Turkiye’s drone maker Baykar is devoting resources to bring more component production in-house amid industry supply chain pressures, and will invest $300 million to develop jet engines, its chief executive has told Reuters.
Turkish-made Baykar drones have gained prominence globally after being used by Ukraine’s military against Russian forces as well as in campaigns in Azerbaijan and North Africa. The company has become one of the most prolific drone exporters worldwide with its light TB2 and heavy Akinci drones sold to 35 countries.
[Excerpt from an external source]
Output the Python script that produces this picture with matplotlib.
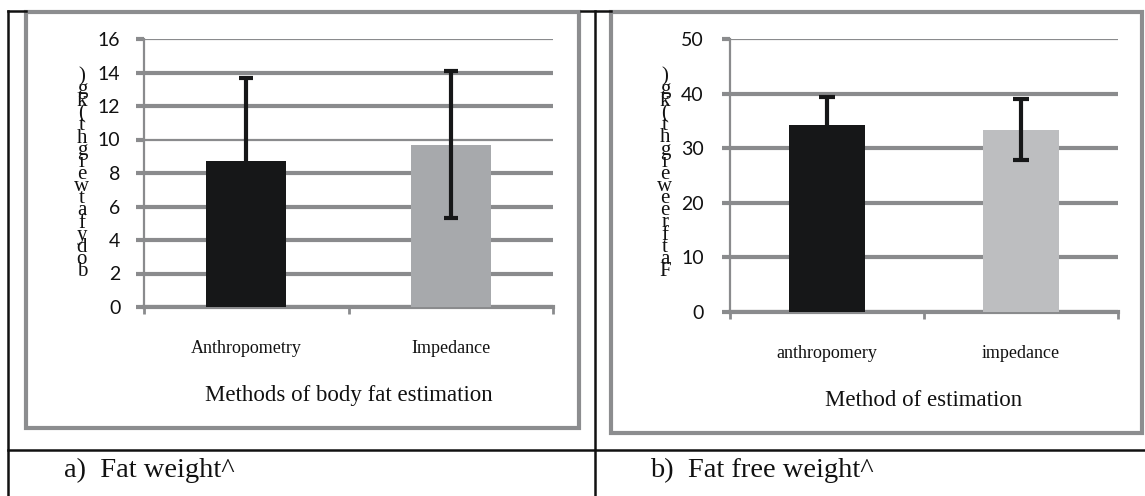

Baykar is currently focused on bringing production of as many components in-house as possible, CEO Haluk Bayraktar said in an interview on the sidelines of the SAHA defence exhibition in Istanbul on Wednesday, shortly before a deadly attack on Turkiye’s aerospace manufacturer TUSAS.
“With supply chain continuity a major issue worldwide, we’re focused on in-house manufacturing,” said Bayraktar. “The missing piece is the engine and now we are beginning our own development project.”
Baykar will invest $300m over the next five years to develop a turboprop engine for the Akinci drone. It will follow this with a turbofan engine for Kizilelma, an unmanned air-to-air combat vehicle currently undergoing flight trials.
Akinci and Kizilelma currently use Ukrainian built engines. The company has also recently signed an agreement with Ukraine’s Ivchenko-Progress to co-develop a turbofan engine separately, Bayraktar pointed out.
In the long term, the company is betting on autonomous, air-to-air combat capable drones taking over from fighter jets. “There are 13,000 piloted fighter jets in the world, and we are betting that over the next four decades all of them will be autonomous,” said Bayraktar. “They’ll be smaller, employed in riskier missions and easier to manufacture. Their numbers will be an order of magnitude higher than the fighter jets we have today.”
Baykar expects to complete a Ukrainian factory next year. “We are 80 per cent through with construction and machines are being ordered. Production date will be determined by the course of the war, but the facility will be ready in August 2025,” said the company’s CEO.
The factory is is expected to produce TB2 or its heavier payload capable variant TB3. Baykar will keep capacity on TB2 and Akinci production lines flat, and over the next few years invest in expanding TB3 and Kizilelma lines. Kizilelma is expected to go into serial production next year at 10 units.
Baykar’s revenues were $2 billion last year, up from $1.4bn the previous year, with 90 per cent coming from foreign markets. The company accounts for around a third of Turkiye’s total defence and aerospace exports.